Come liberarsi dalla gabbia europea senza farsi troppo male

Giuseppe Pennisi

Alla luce della crisi finanziaria dell'Irlanda, la provocazione di Paolo Savona sul Foglio del 10 novembre diventa di grande attualità e ha un indubbio merito: riapre quello che dal 1992 è considerato un dibattito proibito

    Alla luce della crisi finanziaria dell'Irlanda, la provocazione di Paolo Savona sul Foglio del 10 novembre diventa di grande attualità e ha un indubbio merito: riapre quello che dal 1992 è considerato un dibattito proibito, appropriato per libri e saggi da mettere nel vecchio indice e da non farsi in ambienti politically correct. Parte delle stime di allora (bassa crescita, difficoltà delle politiche di espansione della produzione, una gabbia di vincoli nuovi in aggiunta alla ragnatela di quella “nostrana” già in vigore) si sono purtroppo verificate. L'uscita dalla moneta unica da parte di uno o più paesi d'Eurolandia è una strada molto costosa, il cui onere viene aggravato dalla recessione degli ultimi tempi. Per questo motivo, da un lato, la Germania e altri paesi cercano di attivare la cintura di difesa definita il 9-10 maggio scorso (sulla scia della crisi greca); da un altro lato, proprio alcuni tra gli stati in maggiore difficoltà (oggi l'Irlanda) resistono ai finanziamenti del resto dell'Eurogruppo per il timore di essere considerati i “paria” del club e per il tremore delle reazioni interne alle drastiche misure di risanamento connesse agli aiuti.
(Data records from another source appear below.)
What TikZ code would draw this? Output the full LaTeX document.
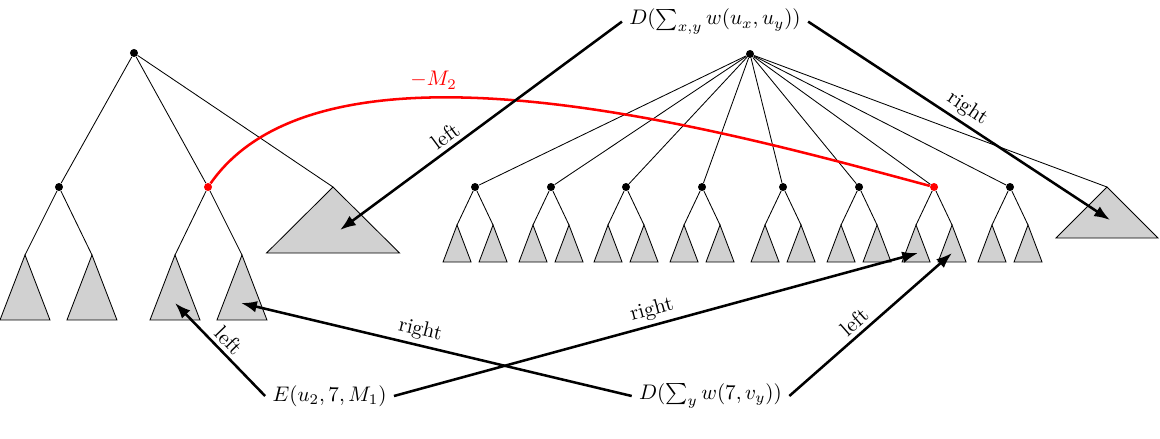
\documentclass[tikz,border=0pt]{standalone}
\usepackage{amsmath,amssymb}
\usepackage{tikz}
\usetikzlibrary{arrows.meta,positioning}

\begin{document}
\begin{tikzpicture}[
  dot/.style={circle, fill, inner sep=0pt, minimum size=3.8pt},
  reddot/.style={dot, fill=red},
  sub/.style={draw, fill=black!18},
  arrow/.style={-{Latex[length=7.5pt,width=5.5pt]}, very thick},
  side/.style={sloped, above, inner sep=2pt},
  bridge/.style={red, very thick},
]
\useasboundingbox (0,0) rectangle (19.333,7.3);

% Left tree
\node[dot] (lroot) at (2.233,6.417) {};
\node[dot] (la) at (0.983,4.183) {};
\node[reddot] (lb) at (3.467,4.183) {};
\coordinate (lc) at (5.55,4.183);
\draw[sub] (lc) -- ++(-1.108,-1.1) -- ++(2.217,0) -- cycle;
\draw (lroot) -- (la) (lroot) -- (lb) (lroot) -- (lc);

\foreach \n/\x in {l1/0.417, l2/1.533, l3/2.917, l4/4.033} {
  \coordinate (\n) at (\x,3.05);
  \draw[sub] (\n) -- ++(-0.417,-1.083) -- ++(0.833,0) -- cycle;
}
\draw (la) -- (l1) (la) -- (l2) (lb) -- (l3) (lb) -- (l4);

% Right tree
\node[dot] (rroot) at (12.5,6.4) {};
\foreach \i/\x/\s in {1/7.917/dot, 2/9.183/dot, 3/10.433/dot, 4/11.7/dot,
                      5/13.05/dot, 6/14.317/dot, 7/15.567/reddot, 8/16.833/dot} {
  \node[\s] (r\i) at (\x,4.183) {};
  \coordinate (r\i a) at (\x-0.3,3.55);
  \coordinate (r\i b) at (\x+0.3,3.55);
  \draw[sub] (r\i a) -- ++(-0.233,-0.617) -- ++(0.467,0) -- cycle;
  \draw[sub] (r\i b) -- ++(-0.233,-0.617) -- ++(0.467,0) -- cycle;
  \draw (rroot) -- (r\i);
  \draw (r\i) -- (r\i a) (r\i) -- (r\i b);
}
\coordinate (rc) at (18.45,4.183);
\draw[sub] (rc) -- ++(-0.85,-0.85) -- ++(1.7,0) -- cycle;
\draw (rroot) -- (rc);

% Matching edge
\draw[bridge] (lb) to[out=55, in=165, looseness=0.72]
  node[above, pos=0.37] {$-M_2$} (r7);

% Queries
\node (topD) at (11.917,6.94) {$D(\sum_{x,y} w(u_x,u_y))$};
\node (botE) at (5.492,0.7) {$E(u_2,7,M_1)$};
\node (botD) at (11.842,0.7) {$D(\sum_y w(7,v_y))$};

\coordinate (hitLL) at (2.917,2.25);
\coordinate (hitLR) at (4.017,2.25);
\coordinate (hitRL) at (15.3,3.083);
\coordinate (hitRR) at (15.867,3.083);
\coordinate (hitBL) at (5.667,3.467);
\coordinate (hitBR) at (18.5,3.633);

\draw[arrow] (topD.west) -- node[side, pos=0.6] {left} (hitBL);
\draw[arrow] (topD.east) -- node[side, pos=0.5] {right} (hitBR);
\draw[arrow] (botE.west) -- node[side] {left} (hitLL);
\draw[arrow] (botE.east) -- node[side] {right} (hitRL);
\draw[arrow] (botD.west) -- node[side, pos=0.55] {right} (hitLR);
\draw[arrow] (botD.east) -- node[side, pos=0.45] {left} (hitRR);

\end{tikzpicture}
\end{document}
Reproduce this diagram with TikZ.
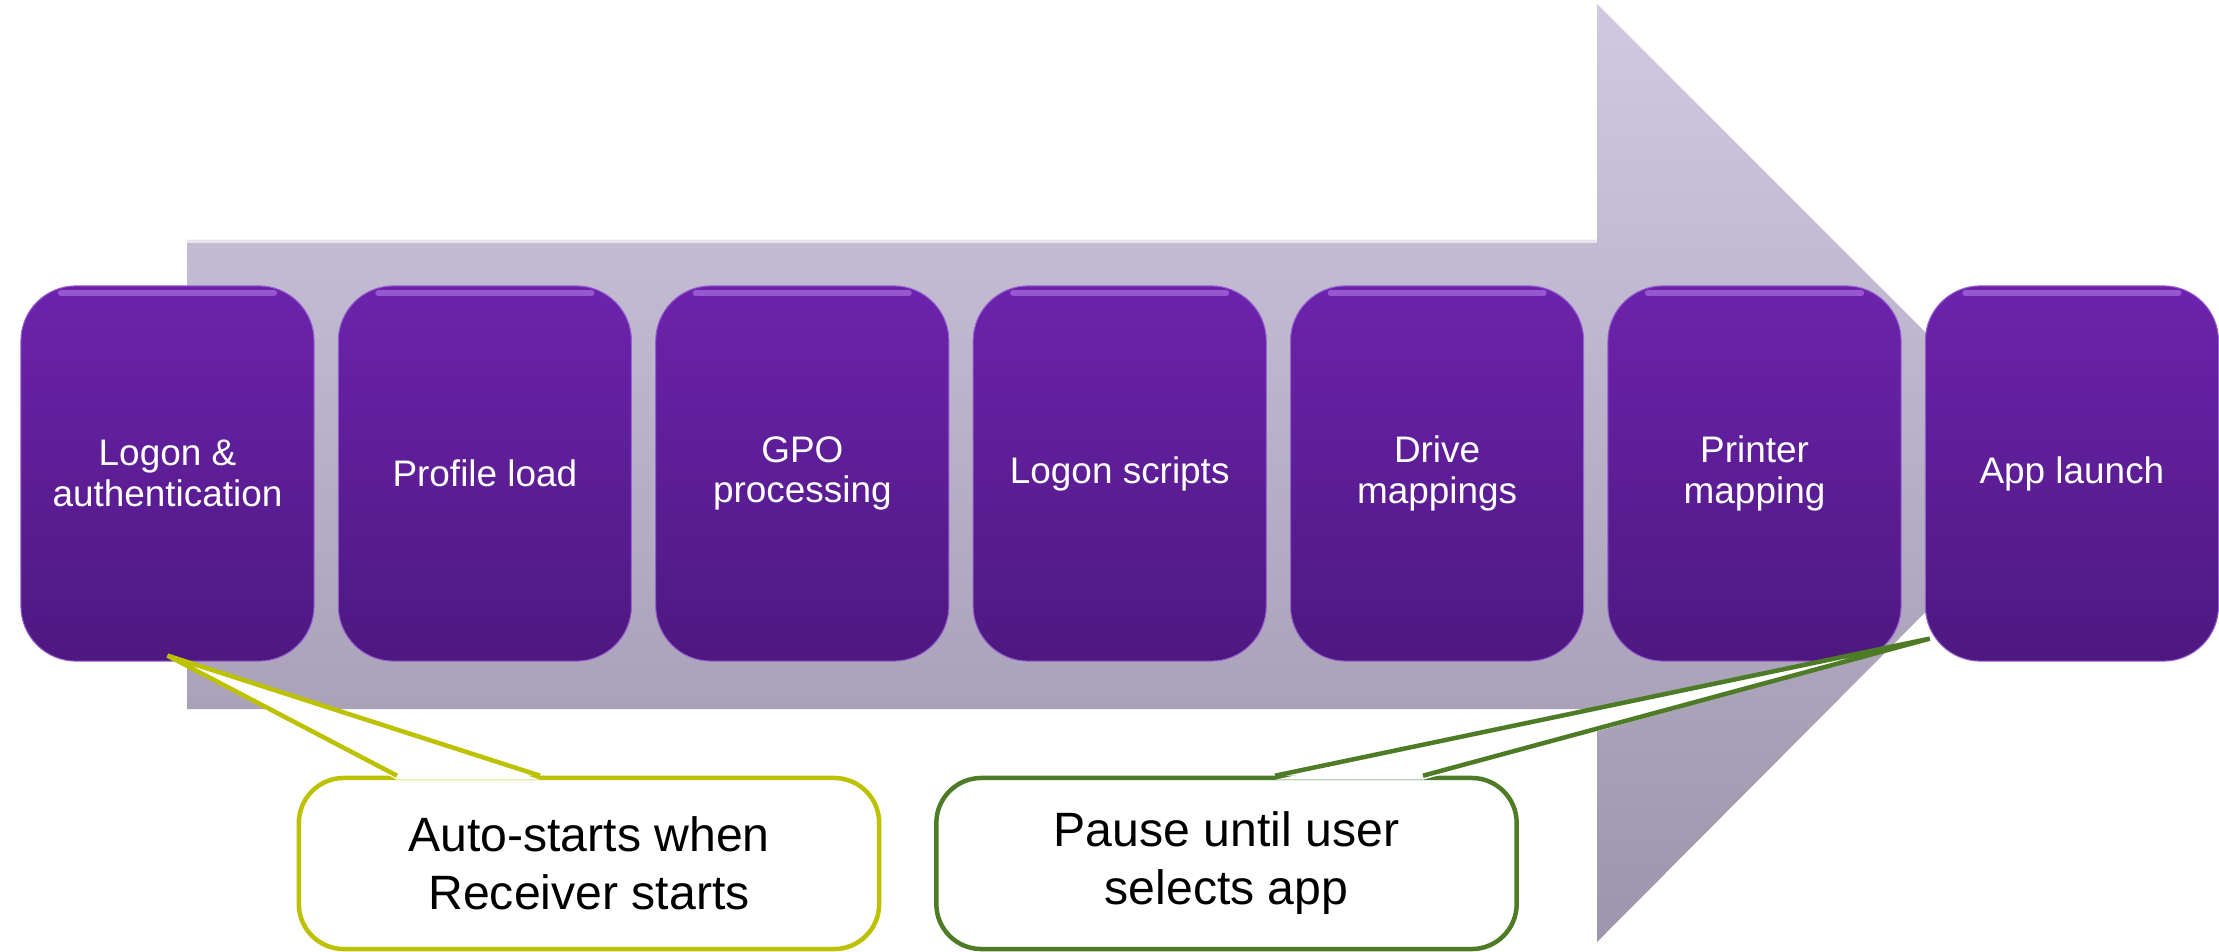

    Una valutazione approssimativa del costo dell'uscita dal Club (la provocazione di Savona) può essere effettuata per analogia con quello pagato da altri paesi: il più significativo è il crollo dell'area della sterlina nel novembre 1967, seguìto poco dopo da quello dell'unione monetaria tra gli stati della Federazione malese e Singapore e cinque anni più tardi dalla East African Common Service. Allora il costo a breve termine venne valutato tra due e cinque punti percentuali del pil. Ove l'Italia volesse scegliere questa ipotesi o vi fosse costretta, il costo si aggiungerebbe a una recessione che ha comportato un calo di sei punti percentuali di pil dopo oltre dieci anni di crescita zero. Il percorso diventerebbe meno costoso in caso di un riassetto dell'Unione monetaria a ragione dello smottamento in corso, di cui la situazione dell'Irlanda oggi, della Grecia ieri e del Portogallo o della Spagna forse domani, sono sintomi eloquenti.

    Tale smottamento viene analizzato da un lavoro ancora in progress di Francesco Giavazzi e Luigi Spaventa in cui si prende lo spunto dall'accumularsi di disavanzi con l'estero di alcuni paesi dell'euro e di saldi attivi in altri. Tale divergenza riflette non solo differenze crescenti di produttività tra le economie dell'area, ma anche di credito totale interno (innescato dai deficit con l'estero), e, quindi, d'inflazione “nascosta”. Il differente valore dell'euro in varie parti dell'Unione monetaria è comunque dimostrato dall'ampliarsi dello spread. Giavazzi e Spaventa auspicano che le nuove agenzie europee di regolazione riescano a porre ordine mentre paventano, a ragione, la confusione aggiuntiva che provocherebbe la burocratica scoreboard (una pagella colma di indicatori anche di dubbia validità) proposta dalla Commissione Ue per premiare, o sanzionare, i governi degli stati dell'Unione monetaria. L'esito complessivo non potrebbe non essere una revisione dell'unione monetaria con una rinegoziazione delle parità centrali sottostanti l'euro (quanto un euro spagnolo o greco vale rispetto all'euro tedesco). Ne risulterebbe, su scala europea, un sistema analogo a quello di Bretton Woods sempre che se ne affidasse il funzionamento a una Bce riformata.